+++ Source excerpt +++

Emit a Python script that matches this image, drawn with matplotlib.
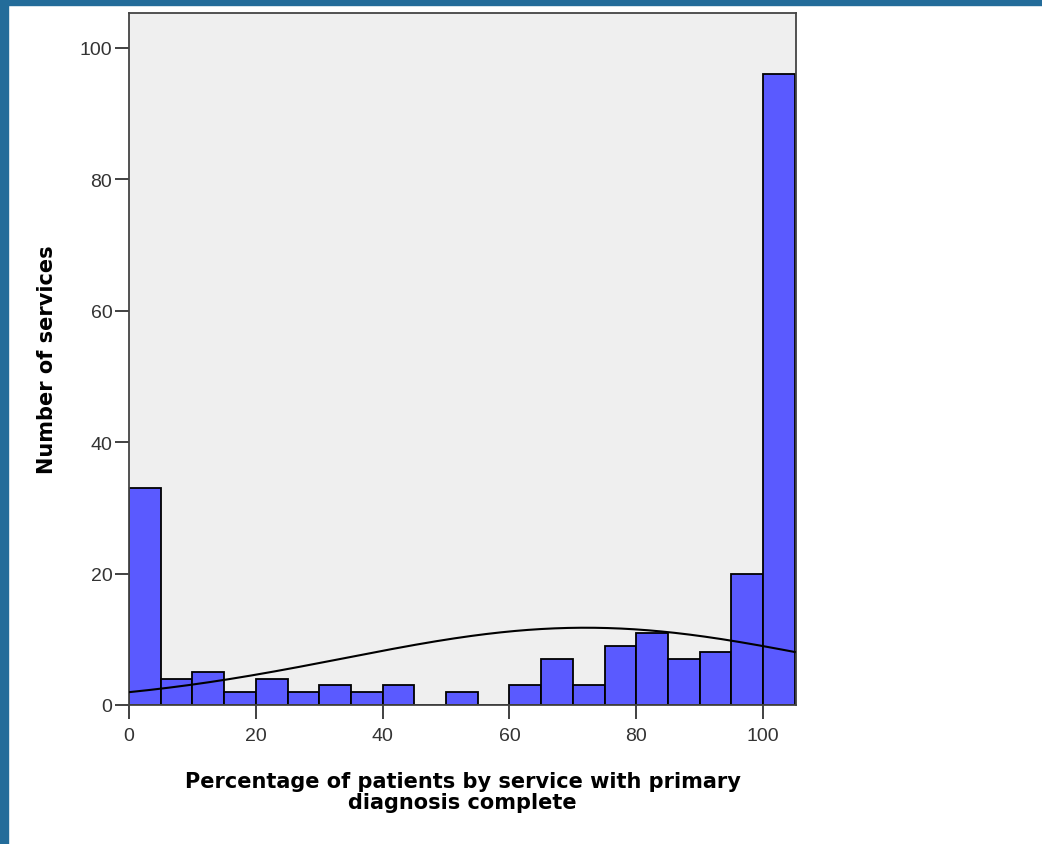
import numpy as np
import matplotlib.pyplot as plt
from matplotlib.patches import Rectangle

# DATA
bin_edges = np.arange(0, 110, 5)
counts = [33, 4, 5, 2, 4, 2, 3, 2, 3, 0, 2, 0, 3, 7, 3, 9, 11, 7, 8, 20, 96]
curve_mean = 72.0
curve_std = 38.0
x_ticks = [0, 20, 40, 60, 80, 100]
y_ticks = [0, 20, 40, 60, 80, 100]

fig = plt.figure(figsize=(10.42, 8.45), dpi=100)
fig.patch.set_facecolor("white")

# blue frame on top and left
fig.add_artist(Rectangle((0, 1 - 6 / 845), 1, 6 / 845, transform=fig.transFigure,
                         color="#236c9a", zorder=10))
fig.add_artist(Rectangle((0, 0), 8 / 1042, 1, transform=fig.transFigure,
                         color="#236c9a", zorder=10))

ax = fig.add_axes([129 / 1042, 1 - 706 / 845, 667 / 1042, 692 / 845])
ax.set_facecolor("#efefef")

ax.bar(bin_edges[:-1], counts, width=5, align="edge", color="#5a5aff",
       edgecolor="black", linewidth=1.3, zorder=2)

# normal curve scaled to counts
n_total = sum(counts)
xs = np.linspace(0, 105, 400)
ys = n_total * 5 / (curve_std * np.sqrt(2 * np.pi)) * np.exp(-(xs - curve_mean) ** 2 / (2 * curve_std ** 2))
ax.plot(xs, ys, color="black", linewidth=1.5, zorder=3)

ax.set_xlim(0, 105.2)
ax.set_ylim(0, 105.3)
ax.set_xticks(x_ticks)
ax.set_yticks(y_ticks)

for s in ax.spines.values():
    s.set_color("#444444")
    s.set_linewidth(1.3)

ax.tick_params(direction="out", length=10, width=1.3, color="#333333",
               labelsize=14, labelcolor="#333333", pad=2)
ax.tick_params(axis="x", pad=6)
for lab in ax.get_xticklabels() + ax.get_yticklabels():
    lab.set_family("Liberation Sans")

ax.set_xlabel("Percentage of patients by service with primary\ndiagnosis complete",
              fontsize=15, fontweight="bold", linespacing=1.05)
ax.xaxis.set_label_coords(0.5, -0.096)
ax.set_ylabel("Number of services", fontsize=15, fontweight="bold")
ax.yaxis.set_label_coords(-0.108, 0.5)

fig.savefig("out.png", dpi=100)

+++

Requirements: Return the material exactly as given, apart from the pictures.

Solution below:
Emit a Python script that matches this image, drawn with matplotlib.
import numpy as np
import matplotlib.pyplot as plt
from matplotlib.patches import Rectangle

# DATA
bin_edges = np.arange(0, 110, 5)
counts = [33, 4, 5, 2, 4, 2, 3, 2, 3, 0, 2, 0, 3, 7, 3, 9, 11, 7, 8, 20, 96]
curve_mean = 72.0
curve_std = 38.0
x_ticks = [0, 20, 40, 60, 80, 100]
y_ticks = [0, 20, 40, 60, 80, 100]

fig = plt.figure(figsize=(10.42, 8.45), dpi=100)
fig.patch.set_facecolor("white")

# blue frame on top and left
fig.add_artist(Rectangle((0, 1 - 6 / 845), 1, 6 / 845, transform=fig.transFigure,
                         color="#236c9a", zorder=10))
fig.add_artist(Rectangle((0, 0), 8 / 1042, 1, transform=fig.transFigure,
                         color="#236c9a", zorder=10))

ax = fig.add_axes([129 / 1042, 1 - 706 / 845, 667 / 1042, 692 / 845])
ax.set_facecolor("#efefef")

ax.bar(bin_edges[:-1], counts, width=5, align="edge", color="#5a5aff",
       edgecolor="black", linewidth=1.3, zorder=2)

# normal curve scaled to counts
n_total = sum(counts)
xs = np.linspace(0, 105, 400)
ys = n_total * 5 / (curve_std * np.sqrt(2 * np.pi)) * np.exp(-(xs - curve_mean) ** 2 / (2 * curve_std ** 2))
ax.plot(xs, ys, color="black", linewidth=1.5, zorder=3)

ax.set_xlim(0, 105.2)
ax.set_ylim(0, 105.3)
ax.set_xticks(x_ticks)
ax.set_yticks(y_ticks)

for s in ax.spines.values():
    s.set_color("#444444")
    s.set_linewidth(1.3)

ax.tick_params(direction="out", length=10, width=1.3, color="#333333",
               labelsize=14, labelcolor="#333333", pad=2)
ax.tick_params(axis="x", pad=6)
for lab in ax.get_xticklabels() + ax.get_yticklabels():
    lab.set_family("Liberation Sans")

ax.set_xlabel("Percentage of patients by service with primary\ndiagnosis complete",
              fontsize=15, fontweight="bold", linespacing=1.05)
ax.xaxis.set_label_coords(0.5, -0.096)
ax.set_ylabel("Number of services", fontsize=15, fontweight="bold")
ax.yaxis.set_label_coords(-0.108, 0.5)

fig.savefig("out.png", dpi=100)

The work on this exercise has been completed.